— START OF RAW DATA —

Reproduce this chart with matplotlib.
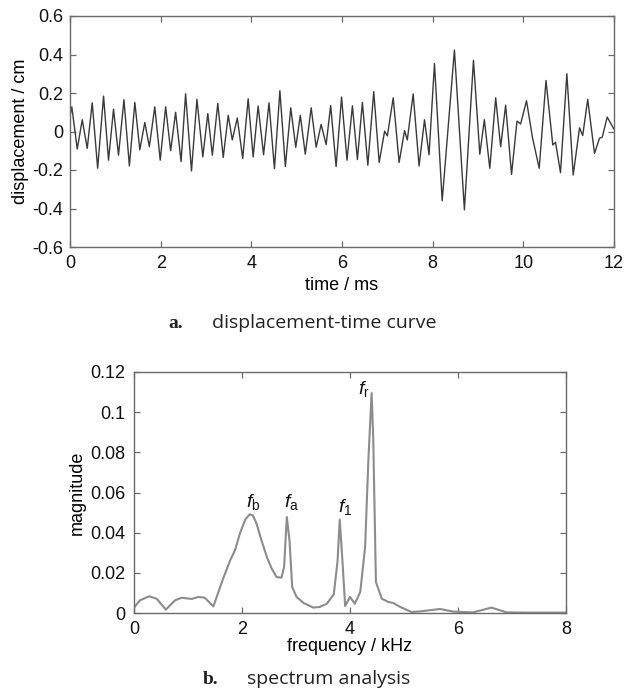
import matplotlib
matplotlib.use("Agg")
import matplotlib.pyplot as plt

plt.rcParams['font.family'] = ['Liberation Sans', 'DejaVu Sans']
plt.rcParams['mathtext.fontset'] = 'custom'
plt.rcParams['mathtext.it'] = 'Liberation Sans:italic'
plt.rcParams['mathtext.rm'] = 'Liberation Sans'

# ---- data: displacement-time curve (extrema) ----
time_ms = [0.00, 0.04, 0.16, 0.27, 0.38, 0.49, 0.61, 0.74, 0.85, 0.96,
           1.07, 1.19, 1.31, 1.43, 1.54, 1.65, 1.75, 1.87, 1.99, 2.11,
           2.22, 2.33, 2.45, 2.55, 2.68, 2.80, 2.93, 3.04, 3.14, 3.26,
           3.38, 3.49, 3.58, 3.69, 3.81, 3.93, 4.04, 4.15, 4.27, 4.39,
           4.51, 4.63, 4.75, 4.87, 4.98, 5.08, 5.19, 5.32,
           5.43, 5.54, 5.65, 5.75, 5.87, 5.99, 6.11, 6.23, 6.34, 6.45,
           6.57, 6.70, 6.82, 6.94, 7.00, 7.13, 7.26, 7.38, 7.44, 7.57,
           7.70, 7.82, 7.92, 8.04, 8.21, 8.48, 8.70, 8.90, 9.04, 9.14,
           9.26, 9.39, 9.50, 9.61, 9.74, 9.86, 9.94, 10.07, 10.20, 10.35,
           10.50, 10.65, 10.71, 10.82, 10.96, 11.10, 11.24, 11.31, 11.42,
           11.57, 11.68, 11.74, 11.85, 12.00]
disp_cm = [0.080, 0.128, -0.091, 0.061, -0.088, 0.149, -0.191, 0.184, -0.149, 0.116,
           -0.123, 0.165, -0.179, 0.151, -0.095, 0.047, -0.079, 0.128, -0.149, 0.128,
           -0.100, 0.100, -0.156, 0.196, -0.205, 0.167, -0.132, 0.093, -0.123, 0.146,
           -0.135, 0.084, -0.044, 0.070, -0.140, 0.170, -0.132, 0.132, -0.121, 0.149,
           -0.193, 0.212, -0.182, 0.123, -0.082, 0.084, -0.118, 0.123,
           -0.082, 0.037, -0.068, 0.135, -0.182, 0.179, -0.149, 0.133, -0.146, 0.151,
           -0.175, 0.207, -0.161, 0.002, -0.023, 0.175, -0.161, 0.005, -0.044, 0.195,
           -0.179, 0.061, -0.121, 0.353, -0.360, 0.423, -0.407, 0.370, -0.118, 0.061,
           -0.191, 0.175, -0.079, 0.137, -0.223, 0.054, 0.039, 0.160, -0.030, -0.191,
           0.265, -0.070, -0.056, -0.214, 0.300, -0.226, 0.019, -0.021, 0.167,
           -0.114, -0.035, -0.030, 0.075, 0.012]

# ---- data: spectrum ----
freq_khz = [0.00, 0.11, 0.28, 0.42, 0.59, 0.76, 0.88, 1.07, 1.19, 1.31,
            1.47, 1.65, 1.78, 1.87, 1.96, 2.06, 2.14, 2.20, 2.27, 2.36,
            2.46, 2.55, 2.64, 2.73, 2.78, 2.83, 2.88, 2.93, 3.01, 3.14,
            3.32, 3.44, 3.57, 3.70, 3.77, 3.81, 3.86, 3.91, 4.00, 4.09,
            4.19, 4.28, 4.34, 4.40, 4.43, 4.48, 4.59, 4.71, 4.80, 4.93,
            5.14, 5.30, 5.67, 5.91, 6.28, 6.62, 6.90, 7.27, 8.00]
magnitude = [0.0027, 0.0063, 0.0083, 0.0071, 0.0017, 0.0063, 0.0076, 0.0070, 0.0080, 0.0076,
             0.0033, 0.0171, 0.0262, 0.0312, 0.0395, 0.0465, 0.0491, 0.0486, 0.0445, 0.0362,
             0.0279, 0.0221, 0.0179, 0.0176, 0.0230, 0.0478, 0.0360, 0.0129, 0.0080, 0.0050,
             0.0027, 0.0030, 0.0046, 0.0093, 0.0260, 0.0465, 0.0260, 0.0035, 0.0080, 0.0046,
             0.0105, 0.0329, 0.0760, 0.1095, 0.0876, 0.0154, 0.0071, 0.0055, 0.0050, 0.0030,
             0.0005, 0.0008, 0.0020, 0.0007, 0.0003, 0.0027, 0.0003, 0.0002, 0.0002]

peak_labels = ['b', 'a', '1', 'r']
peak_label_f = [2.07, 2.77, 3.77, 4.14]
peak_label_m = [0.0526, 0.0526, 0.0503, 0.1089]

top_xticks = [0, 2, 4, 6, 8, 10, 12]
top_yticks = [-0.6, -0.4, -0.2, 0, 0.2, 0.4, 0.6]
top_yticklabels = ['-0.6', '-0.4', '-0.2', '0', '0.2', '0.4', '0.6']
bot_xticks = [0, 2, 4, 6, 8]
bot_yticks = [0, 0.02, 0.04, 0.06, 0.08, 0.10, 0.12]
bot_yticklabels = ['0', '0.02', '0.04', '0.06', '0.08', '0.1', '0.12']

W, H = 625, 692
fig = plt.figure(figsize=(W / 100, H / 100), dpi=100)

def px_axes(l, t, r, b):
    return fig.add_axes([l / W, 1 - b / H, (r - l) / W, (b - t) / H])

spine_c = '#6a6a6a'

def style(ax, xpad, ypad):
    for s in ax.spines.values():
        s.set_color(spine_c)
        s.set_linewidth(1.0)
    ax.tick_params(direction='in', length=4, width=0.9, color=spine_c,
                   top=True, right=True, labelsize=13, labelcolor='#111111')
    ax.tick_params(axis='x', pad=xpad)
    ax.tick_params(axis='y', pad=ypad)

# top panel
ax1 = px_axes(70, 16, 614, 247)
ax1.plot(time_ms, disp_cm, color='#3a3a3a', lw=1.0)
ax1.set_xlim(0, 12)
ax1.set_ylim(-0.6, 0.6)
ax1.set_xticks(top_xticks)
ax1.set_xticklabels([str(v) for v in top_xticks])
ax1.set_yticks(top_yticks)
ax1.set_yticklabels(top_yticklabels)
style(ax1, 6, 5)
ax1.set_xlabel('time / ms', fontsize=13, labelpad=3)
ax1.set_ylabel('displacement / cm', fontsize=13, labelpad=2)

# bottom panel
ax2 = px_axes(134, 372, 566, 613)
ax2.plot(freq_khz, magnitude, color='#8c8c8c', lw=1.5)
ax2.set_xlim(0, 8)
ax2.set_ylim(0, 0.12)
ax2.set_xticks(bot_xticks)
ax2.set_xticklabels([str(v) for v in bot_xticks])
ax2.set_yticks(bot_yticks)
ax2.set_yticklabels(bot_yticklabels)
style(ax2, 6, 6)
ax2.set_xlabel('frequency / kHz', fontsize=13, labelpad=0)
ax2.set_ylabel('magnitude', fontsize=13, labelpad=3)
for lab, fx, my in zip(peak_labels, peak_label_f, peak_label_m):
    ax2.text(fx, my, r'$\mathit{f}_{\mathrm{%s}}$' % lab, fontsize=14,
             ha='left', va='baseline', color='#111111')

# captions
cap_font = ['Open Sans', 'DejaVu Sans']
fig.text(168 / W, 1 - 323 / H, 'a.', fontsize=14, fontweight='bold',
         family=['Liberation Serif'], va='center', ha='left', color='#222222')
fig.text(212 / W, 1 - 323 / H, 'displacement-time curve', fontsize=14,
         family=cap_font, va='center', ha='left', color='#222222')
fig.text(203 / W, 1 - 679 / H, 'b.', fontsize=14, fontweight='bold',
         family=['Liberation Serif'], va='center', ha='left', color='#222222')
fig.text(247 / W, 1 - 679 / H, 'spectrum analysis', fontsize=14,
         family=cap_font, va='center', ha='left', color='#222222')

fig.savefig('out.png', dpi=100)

— END OF RAW DATA —

▶ SET PROBLEM:
Repeat only the lines between the start of the data and the line with "plt.rcParams['mathtext.rm'] = 'Liberation", including those two lines, and skip the pictures.

▶ WRITTEN SOLUTION:
Reproduce this chart with matplotlib.
import matplotlib
matplotlib.use("Agg")
import matplotlib.pyplot as plt

plt.rcParams['font.family'] = ['Liberation Sans', 'DejaVu Sans']
plt.rcParams['mathtext.fontset'] = 'custom'
plt.rcParams['mathtext.it'] = 'Liberation Sans:italic'
plt.rcParams['mathtext.rm'] = 'Liberation Sans'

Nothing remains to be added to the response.